• What needs to be done
Retype, exactly as they stand, the lines from the start of the data to the line that contains "plt.rcParams['mathtext.it'] = 'Liberation", both ends included. Leave the pictures out.

• A run of records

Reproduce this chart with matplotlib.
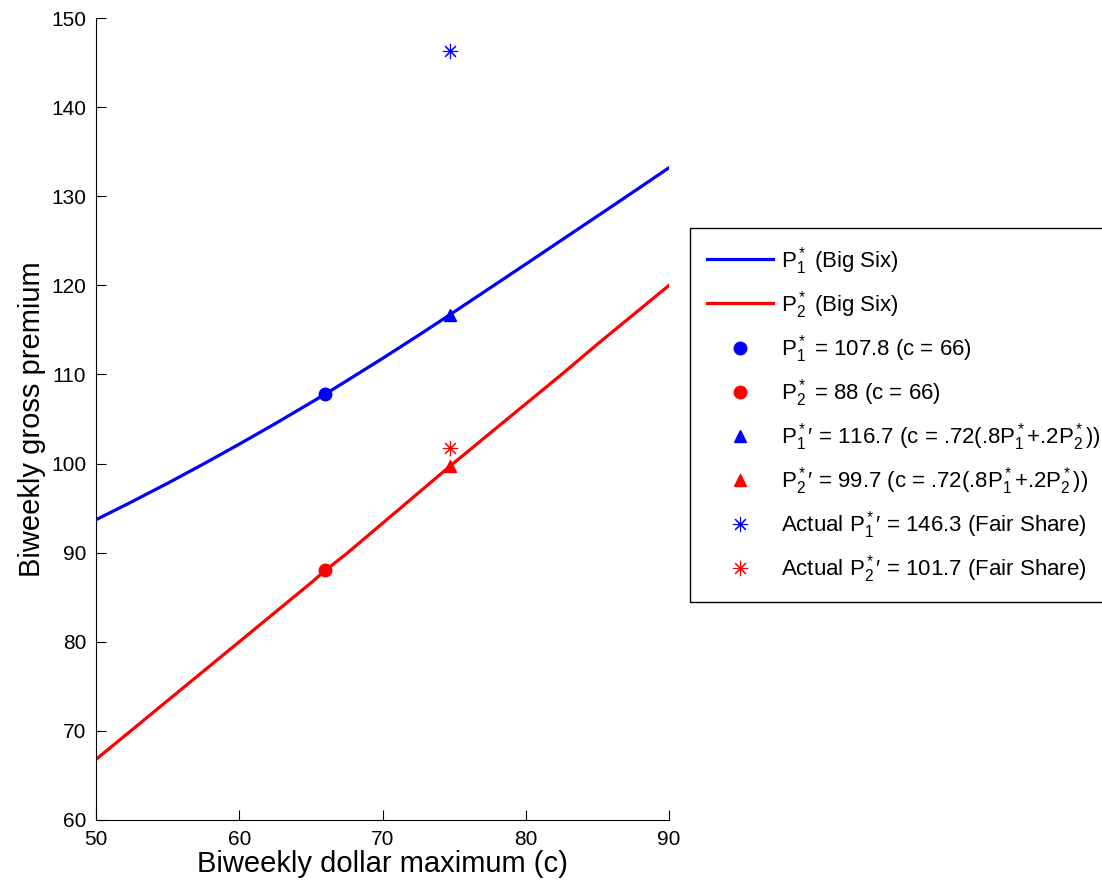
import matplotlib
matplotlib.use("Agg")
import matplotlib.pyplot as plt

plt.rcParams['font.family'] = ['Liberation Sans', 'DejaVu Sans']
plt.rcParams['mathtext.fontset'] = 'custom'
plt.rcParams['mathtext.rm'] = 'Liberation Sans'
plt.rcParams['mathtext.it'] = 'Liberation Sans'

# Big Six premium curves against the biweekly maximum c
c_vals = [50, 52.5, 55, 57.5, 60, 62.5, 65, 66, 67.5, 70, 72.5, 74.7,
          77.5, 80, 82.5, 85, 87.5, 90]
p1_big_six = [93.7, 95.71, 97.79, 99.95, 102.18, 104.47, 106.84, 107.8,
              109.29, 111.8, 114.38, 116.7, 119.7, 122.38, 125.08, 127.77,
              130.48, 133.2]
p2_big_six = [66.8, 70.1, 73.4, 76.7, 80.0, 83.3, 86.6, 88.0, 89.9, 93.3,
              96.7, 99.7, 103.4, 106.7, 110.0, 113.4, 116.7, 120.0]

# Highlighted points
c_base = 66
p1_base, p2_base = 107.8, 88
c_mix = 74.7
p1_mix, p2_mix = 116.7, 99.7
p1_actual, p2_actual = 146.3, 101.7

P1 = r'$\mathregular{P^*_1}$'
P2 = r'$\mathregular{P^*_2}$'
mix = r'(c = .72(.8$\mathregular{P^*_1}$+.2$\mathregular{P^*_2}$))'

fig = plt.figure(figsize=(11.02, 8.84), dpi=100)
ax = fig.add_axes([0.0871, 0.0724, 0.520, 0.9072])

asterisk = (8, 2, 0)
ax.plot(c_vals, p1_big_six, color='#0000ff', lw=2.3, label=P1 + ' (Big Six)')
ax.plot(c_vals, p2_big_six, color='#ff0000', lw=2.3, label=P2 + ' (Big Six)')
ax.plot([c_base], [p1_base], 'o', color='#0000ff', ms=9,
        label=P1 + ' = 107.8 (c = 66)')
ax.plot([c_base], [p2_base], 'o', color='#ff0000', ms=9,
        label=P2 + ' = 88 (c = 66)')
ax.plot([c_mix], [p1_mix], '^', color='#0000ff', ms=9,
        label=P1 + '\u2032 = 116.7 ' + mix)
ax.plot([c_mix], [p2_mix], '^', color='#ff0000', ms=9,
        label=P2 + '\u2032 = 99.7 ' + mix)
ax.plot([c_mix], [p1_actual], linestyle='none', marker=asterisk, color='#0000ff',
        ms=11, mew=0.8, label='Actual ' + P1 + '\u2032 = 146.3 (Fair Share)')
ax.plot([c_mix], [p2_actual], linestyle='none', marker=asterisk, color='#ff0000',
        ms=11, mew=0.8, label='Actual ' + P2 + '\u2032 = 101.7 (Fair Share)')

ax.set_xlim(50, 90)
ax.set_ylim(60, 150)
ax.set_xticks(range(50, 91, 10))
ax.set_yticks(range(60, 151, 10))
ax.spines['top'].set_visible(False)
ax.spines['right'].set_visible(False)
ax.tick_params(direction='in', length=7, labelsize=15)
ax.tick_params(axis='x', pad=7)
ax.tick_params(axis='y', pad=7)
ax.set_xlabel('Biweekly dollar maximum (c)', fontsize=21, labelpad=1)
ax.set_ylabel('Biweekly gross premium', fontsize=21, labelpad=4)

# legend sits outside the axes, to the right
leg = ax.legend(loc='upper left', bbox_to_anchor=(690 / 1102, 1 - 228 / 884),
                bbox_transform=fig.transFigure, borderaxespad=0, fontsize=16,
                frameon=True, fancybox=False, edgecolor='black', framealpha=1,
                handlelength=3.0, labelspacing=0.55, borderpad=0.75,
                handletextpad=0.35, numpoints=1)
leg.get_frame().set_linewidth(1)

fig.savefig('out.png', dpi=100)
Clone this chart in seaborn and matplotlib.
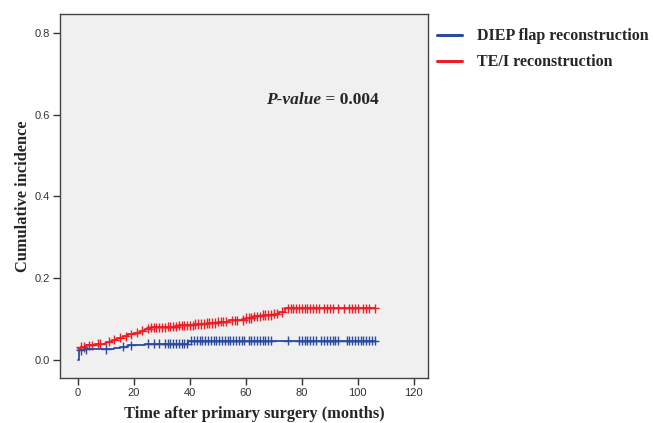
import numpy as np
import pandas as pd
import matplotlib.pyplot as plt
import seaborn as sns
from matplotlib.lines import Line2D

# step functions (time in months, cumulative incidence)
diep_t = [0, 0.4, 2, 13, 15, 18, 24, 39.5, 106]
diep_y = [0.0, 0.025, 0.027, 0.029, 0.033, 0.036, 0.040, 0.048, 0.048]
tei_t = [0, 1, 3, 6, 10, 12, 14, 16, 18, 20, 22, 24, 26, 32, 36, 42, 46, 50,
         54, 58, 60, 63, 66, 70, 72, 74, 106]
tei_y = [0.028, 0.032, 0.036, 0.040, 0.045, 0.050, 0.055, 0.058, 0.063, 0.067,
         0.072, 0.077, 0.080, 0.082, 0.085, 0.088, 0.091, 0.094, 0.097, 0.098,
         0.103, 0.107, 0.110, 0.114, 0.118, 0.127, 0.127]

# censoring marks
diep_cens = [1, 3, 10, 16, 19, 25, 27, 29, 31, 32, 33, 34, 35, 36, 37, 38, 39,
             40.5, 41.5, 42.5, 43.5, 44.5, 45.5, 46.5, 47.5, 48.5, 49.5, 50.5,
             51.5, 52.5, 53.5, 54.5, 55.5, 56.5, 57.5, 58.5, 59.5, 61, 62, 63,
             64, 65, 66, 67, 68, 69, 75, 79, 80, 81, 82, 83, 84, 85, 87, 88,
             89, 90, 91, 92, 93, 96, 97, 98, 99, 100, 101, 102, 103, 104, 105, 106]
tei_cens = [1, 2, 4, 5, 7, 8, 11, 13, 15, 17, 19, 21, 23, 25, 26, 27, 28, 29,
            30, 31, 32, 33, 34, 35, 36, 37, 38, 39, 40, 41, 42, 43, 44, 45, 46,
            47, 48, 49, 50, 51, 52, 53, 55, 56, 57, 59, 60, 61, 62, 63, 64, 65,
            66, 67, 68, 69, 70, 71, 73, 75, 76, 77, 78, 79, 80, 81, 82, 83, 84,
            85, 86, 88, 89, 90, 91, 93, 95, 97, 98, 99, 100, 102, 103, 104, 106]

groups = ["DIEP flap reconstruction", "TE/I reconstruction"]
colors = {"DIEP flap reconstruction": "#2B4C9E", "TE/I reconstruction": "#EE1C25"}


def step_at(ts, ys, x):
    i = np.searchsorted(ts, x, side="right") - 1
    return np.asarray(ys)[i]


lines = pd.concat([
    pd.DataFrame({"time": diep_t, "inc": diep_y, "group": groups[0]}),
    pd.DataFrame({"time": tei_t, "inc": tei_y, "group": groups[1]}),
])
cens = pd.concat([
    pd.DataFrame({"time": diep_cens, "inc": step_at(diep_t, diep_y, diep_cens), "group": groups[0]}),
    pd.DataFrame({"time": tei_cens, "inc": step_at(tei_t, tei_y, tei_cens), "group": groups[1]}),
])

sns.set_style("ticks")
plt.rcParams["font.family"] = ["Liberation Sans", "DejaVu Sans"]
serif = ["Liberation Serif", "DejaVu Serif"]

fig = plt.figure(figsize=(6.53, 4.23), dpi=100)
ax = fig.add_axes([0.092, 0.106, 0.563, 0.861])
ax.set_facecolor("#F0F0F0")

sns.lineplot(data=lines, x="time", y="inc", hue="group", palette=colors,
             drawstyle="steps-post", estimator=None, sort=False, lw=1.3,
             legend=False, ax=ax)
sns.scatterplot(data=cens, x="time", y="inc", hue="group", palette=colors,
                marker="+", s=45, linewidth=1.0, legend=False, ax=ax)

ax.set_xlim(-6.4, 125)
ax.set_ylim(-0.044, 0.846)
ax.set_xticks([0, 20, 40, 60, 80, 100, 120])
ax.set_yticks([0.0, 0.2, 0.4, 0.6, 0.8])
ax.set_yticklabels(["0.0", "0.2", "0.4", "0.6", "0.8"])
ax.tick_params(direction="out", length=5, width=1, pad=2, color="#333333",
               labelsize=8, labelcolor="#333333")
for s in ax.spines.values():
    s.set_color("#444444")
    s.set_linewidth(1)

ax.set_xlabel("Time after primary surgery (months)", family=serif,
              fontweight="bold", fontsize=11.8)
ax.set_ylabel("Cumulative incidence", family=serif, fontweight="bold",
              fontsize=11.8)
ax.xaxis.set_label_coords(0.527, -0.076)
ax.yaxis.set_label_coords(-0.08, 0.5)

ax.text(87, 0.636, "P-value", family=serif, fontweight="bold",
        fontstyle="italic", fontsize=12.5, ha="right", va="center")
ax.text(87, 0.636, " = 0.004", family=serif, fontweight="bold",
        fontsize=12.5, ha="left", va="center")

handles = [Line2D([0], [0], color=colors[g], lw=2.2) for g in groups]
fig.legend(handles, groups, loc="upper left", bbox_to_anchor=(0.669, 0.933),
           frameon=False, borderpad=0, borderaxespad=0,
           handlelength=1.56, handletextpad=0.94, labelspacing=0.62,
           prop={"family": serif, "weight": "bold", "size": 11.5})

fig.savefig("out.png", dpi=100)
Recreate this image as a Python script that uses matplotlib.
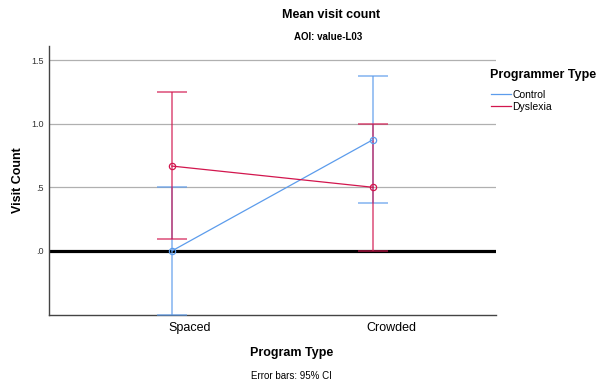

• Worked answer
Reproduce this chart with matplotlib.
import matplotlib
matplotlib.use("Agg")
import matplotlib.pyplot as plt

plt.rcParams['font.family'] = ['Liberation Sans', 'DejaVu Sans']
plt.rcParams['mathtext.fontset'] = 'custom'
plt.rcParams['mathtext.rm'] = 'Liberation Sans'
plt.rcParams['mathtext.it'] = 'Liberation Sans'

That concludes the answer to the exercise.